Ricky descreve seu trabalho aos 27 anos como diretor de fotografia para o último filme de Flaherty, “Louisiana Story” (1948), como “uma experiência milagrosa”. Rodado na região pantanosa ao sul do estado sulista americano, o docudrama entrelaça o cotidiano próximo à natureza de um garoto da etnia “cajun” com a chegada de uma empresa de petróleo à região.
“Muito complicado”, é como Leacock define Flaherty já de saída. “Ele não era como nenhum outro diretor que encontrei, antes ou depois”. A meticulosidade era um de seus traços essenciais.

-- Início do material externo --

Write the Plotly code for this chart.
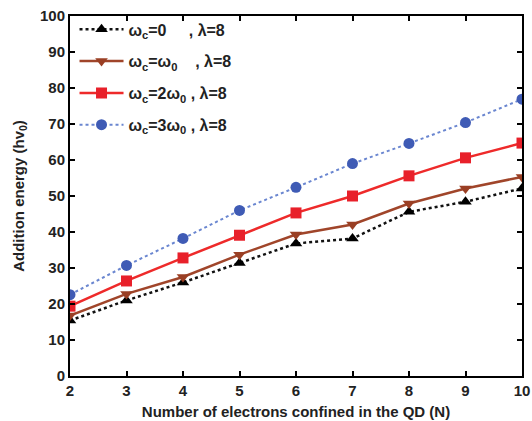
import plotly.graph_objects as go

N = [2, 3, 4, 5, 6, 7, 8, 9, 10]
e_wc0 = [15.4, 21.0, 26.0, 31.4, 36.8, 38.2, 45.6, 48.4, 52.1]
e_wc1 = [16.8, 22.8, 27.5, 33.7, 39.3, 42.1, 47.9, 52.1, 55.3]
e_wc2 = [19.4, 26.4, 32.8, 39.1, 45.3, 50.0, 55.6, 60.6, 64.7]
e_wc3 = [22.6, 30.7, 38.2, 46.0, 52.4, 59.0, 64.6, 70.4, 76.9]
names = [
    "ω<sub>c</sub>=0     , λ=8",
    "ω<sub>c</sub>=ω<sub>0</sub>    , λ=8",
    "ω<sub>c</sub>=2ω<sub>0</sub> , λ=8",
    "ω<sub>c</sub>=3ω<sub>0</sub> , λ=8",
]
x_ticks = [2, 3, 4, 5, 6, 7, 8, 9, 10]
y_ticks = [0, 10, 20, 30, 40, 50, 60, 70, 80, 90, 100]

FONT = "Liberation Sans, Arial"
fig = go.Figure()
styles = [
    dict(lc="#111111", mc="#000000", dash="dot", sym="triangle-up", w=2.5),
    dict(lc="#A0452A", mc="#9A3F24", dash="solid", sym="triangle-down", w=2.5),
    dict(lc="#EE2A2A", mc="#E8202A", dash="solid", sym="square", w=2.5),
    dict(lc="#6A86D0", mc="#3F5BB5", dash="dot", sym="circle", w=2),
]
for i, (ys, nm, s) in enumerate(zip([e_wc0, e_wc1, e_wc2, e_wc3], names, styles)):
    fig.add_trace(go.Scatter(
        x=N, y=ys, name=nm, mode="lines+markers", legendgroup=f"g{i}",
        line=dict(color=s["lc"], width=s["w"], dash=s["dash"]),
        marker=dict(symbol=s["sym"], size=11, color=s["mc"]),
    ))

axis_common = dict(
    showline=True, linecolor="black", linewidth=2, mirror="ticks",
    ticks="inside", ticklen=5, tickwidth=2, tickcolor="black",
    showgrid=False, zeroline=False, automargin=False,
    tickfont=dict(family=FONT, size=15, color="#222", weight="bold"),
)
fig.update_xaxes(range=[2, 10], tickvals=x_ticks,
                 title=dict(text="Number of electrons confined in the QD (N)",
                            font=dict(family=FONT, size=15, color="#222", weight="bold"),
                            standoff=8),
                 **axis_common)
fig.update_yaxes(range=[0, 100], tickvals=y_ticks,
                 title=dict(text="Addition energy (hv<sub>0</sub>)",
                            font=dict(family=FONT, size=15, color="#222", weight="bold"),
                            standoff=12),
                 **axis_common)
fig.update_layout(
    width=532, height=421,
    margin=dict(l=70, r=10, t=16, b=45),
    plot_bgcolor="white", paper_bgcolor="white",
    legend=dict(x=0.01, y=1.01, xanchor="left", yanchor="top",
                bgcolor="rgba(255,255,255,0)",
                font=dict(family=FONT, size=16, color="#222", weight="bold"),
                tracegroupgap=8, itemwidth=44),
)
fig.write_html("out.html", post_script="document.body.style.margin='0';",
               config={"displayModeBar": False})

“Ele usa a câmera como um instrumento de pesquisa”, explica Ricky. Em seguida, recorda a resposta dada pelo mestre à pergunta que ouviu uma vez : “Como se ensina alguém a filmar?” “Como se ensina alguém a cheirar uma rosa?”, retrucou Flaherty.
Dez anos mais tarde, depois de um longo período devotado a documentários sobretudo para a televisão britânica, Ricky aplicou seu conhecimento técnico para o desenvolvimento das câmeras mais leves que garantiram uma nova mobilidade e intimidade aos registros da escola do Cinema Direto. A prova de fogo foi acompanhar a campanha pela indicação à candidatura do Partido Democrata dos EUA em 1960 do jovem senador John Fitzgerald Kennedy (1917-1963).
O resultado fez história e chama-se “Primárias” (Primary, 1960, disponível em dvd), de Robert Drew. Transmitido originalmente pela TV americana, destacou-se de pronto por capturar com inédita proximidade o corpo-a-corpo com o eleitorado do carismático JFK. “Nós eramos os únicos com um equipamento portátil lá”, recorda Ricky.
Quatro anos mais tarde, já trabalhando em dupla apenas com Pennebaker, ele acompanharia os bastidores das eleições primárias de outra campanha presidencial, desta vez a de Barry Goldwater pelo Partido Republicano. Uma cena tornou-se clássica, na qual os debates de um grupo de assessores é interrompido por uma discussão sobre qual filé havia sido pedido por quem.
Em 1972, Ricky descobriria num comercial de TV que a cena havia sido “chupada” por Hollywood na tentativa de insuflar autenticidade ao drama político “O Candidato”, estrelado por Robert Redford e dirigido por Michael Ritchie. A cópia não funcionava, explica Ricky, pois lhe faltava a faísca do acidental, do não-planejado, do inusitado que temperava seu registro original.
“Eu gosto dos pequenos incidentes”, confessa Leacock. Para complementar adiante: “Você deve desenvolver um relacionamento com a pessoa que você está filmando. Mesmo com as pessoas com as quais antipatiza”.
Ricky teve mais de meio século de documentarismo profissional para aprimorar seu método, filmando com igual empatia centenas de anônimos e dezenas de personalidades do século passado, de Marcel Duchamp a Leonard Bernstein, de Ernest Hemningway aos Rolling Stones.
Seus preferidos? Foram três. O primeiro dos primeiros-ministros da Índia independente, Jawaharlal Nehru (1889-1964), “me tratava como a um filho”; a atriz Louise Brooks (1906-1985), “nada mais a dizer”; e o compositor russo Igor Stravinski (1882-1971), “um cara tremendamente interessante”.
Em 1996, tive o privilégio de conversar uma única vez por mais de uma hora com Richard Leacock, durante um festival em Leipzig, Alemanha. Reencontrei aquela fascinante personalidade no filme de Les Blank e Gina Leibretch. É com este tipo de mágica que derrota a morte esta rara arte chamada cinema. Feliz Natal!